Prolific actor, writer, director Kenneth Branagh has an impressive range of cinematic adaptations in his filmography. A master of interpretation and intonation, he has brought his talents to bear on Shakespeare, Agatha Christie and even the Marvel Universe. But for his latest feature, he takes on a story much closer to home, his childhood growing up during in 1960s Belfast. The portrait of a family and a community at a crossroads is his most personal, heartfelt and accomplished work to date.
Young Buddy (Jude Hill) lives a charmed life, sheltered from the challenges his charismatic Ma and Pa (Jamie Dornan and Caitríona Blafe) and doting grandparents (Ciarán Hinds and Judi Dench) faced around him. His tight-knit world revolves around playing with neighbours on the street and trying to catch the eye of the most beautiful girl in his class. But as Buddy tries to make sense of the sectarian violence that has begun to divide his close-knit community, his parents have some difficult decisions about the family’s future.

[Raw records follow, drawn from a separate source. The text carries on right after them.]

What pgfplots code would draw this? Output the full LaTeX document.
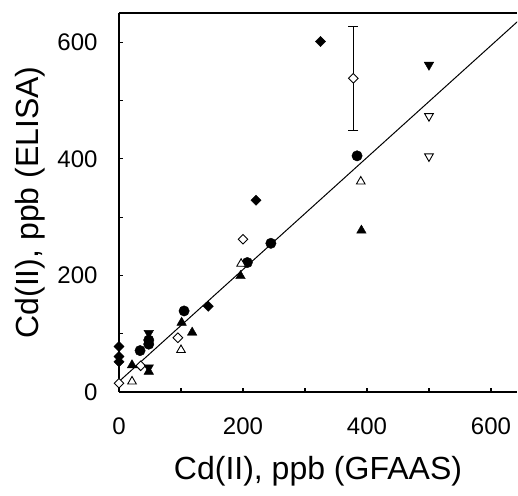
\documentclass[border=0pt]{standalone}
\usepackage{fontspec}
\setmainfont{Liberation Sans}
\usepackage{pgfplots}
\pgfplotsset{compat=1.18}

\begin{document}
\begin{tikzpicture}
\begin{axis}[
	name=ax,
	scale only axis,
	width=398bp, height=379bp,
	xmin=0, xmax=642, ymin=0, ymax=650,
	axis x line*=box, axis y line*=left,
	xtick={0,100,...,600}, xticklabels={0,,200,,400,,600},
	ytick={0,100,...,600}, yticklabels={0,,200,,400,,600},
	xtick pos=bottom, ytick pos=left,
	tick align=inside,
	major tick length=4bp,
	tick style={line width=1.1bp, black},
	axis line style={line width=1.3bp, black},
	tick label style={font=\fontsize{24bp}{28bp}\selectfont},
	label style={font=\fontsize{32bp}{36bp}\selectfont},
	xticklabel style={yshift=-22bp},
	yticklabel style={xshift=-18bp},
	xlabel={Cd(II), ppb (GFAAS)},
	ylabel={Cd(II), ppb (ELISA)},
	xlabel style={yshift=-15bp},
	ylabel style={yshift=5bp},
	clip=true,
]
% regression line
\addplot[black, line width=1bp, no marks] coordinates {(0,18) (680,671)};

% filled diamonds
\addplot[only marks, mark=square*, mark size=3.6bp, black,
	mark options={fill=black, rotate=45}]
	coordinates {(0,78) (0,61) (0,52) (144,147) (221,329) (325,601)};
% open diamonds
\addplot[only marks, mark=square*, mark size=3.4bp, black, line width=0.9bp,
	mark options={fill=white, rotate=45}]
	coordinates {(0,15) (35,45) (95,93) (200,262)};
\addplot[only marks, mark=square*, mark size=3.4bp, black, line width=0.9bp,
	mark options={fill=white, rotate=45},
	error bars/.cd, y dir=both, y explicit,
	error bar style={line width=1.1bp},
	error mark options={rotate=90, mark size=5bp, line width=1.1bp}]
	coordinates {(378,538) +- (0,89)};
% filled circles
\addplot[only marks, mark=*, mark size=5.2bp, black]
	coordinates {(34,71) (48,82) (48,89) (105,139) (207,222) (245,255) (384,405)};
% filled triangles
\addplot[only marks, mark=triangle*, mark size=5.5bp, black, mark options={fill=black}]
	coordinates {(21,46) (48,35) (101,119) (118,102) (196,199) (391,277)};
% open triangles
\addplot[only marks, mark=triangle*, mark size=5bp, black, line width=0.9bp,
	mark options={fill=white}]
	coordinates {(21,18) (100,72) (197,220) (390,361)};
% filled inverted triangles
\addplot[only marks, mark=triangle*, mark size=5.5bp, black,
	mark options={fill=black, rotate=180}]
	coordinates {(48,101) (48,42) (500,561)};
% open inverted triangles
\addplot[only marks, mark=triangle*, mark size=5bp, black, line width=0.9bp,
	mark options={fill=white, rotate=180}]
	coordinates {(500,473) (500,404)};
\end{axis}
\pgfresetboundingbox
\path (ax.south west) ++(-119bp,-104bp) coordinate (bl);
\path (ax.north west) ++(399bp,13bp) coordinate (tr);
\path (bl) rectangle (tr);
\end{tikzpicture}
\end{document}
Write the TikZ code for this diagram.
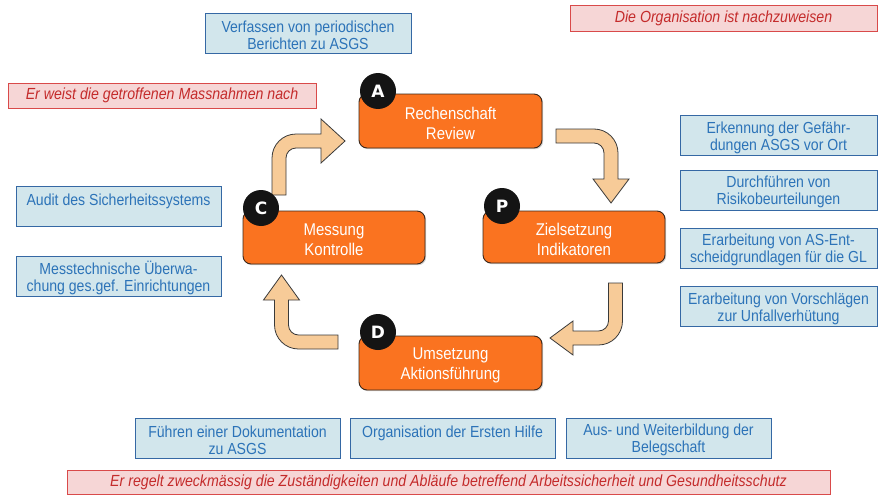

Gloriously shot in black and white, with the sounds of Van Morrison as a backdrop, this film is infused with potent memories and emotion for its creator. Working with long-time collaborators, production designer Jim Clay, director of photography Haris Zambarloukos, and editor Úna Ní Dhonghaíle, Branagh tells a story that balances cheeky humour and energy with pain and loss perfectly.
Nominated for seven Oscars this year, including Best Picture and Best Director.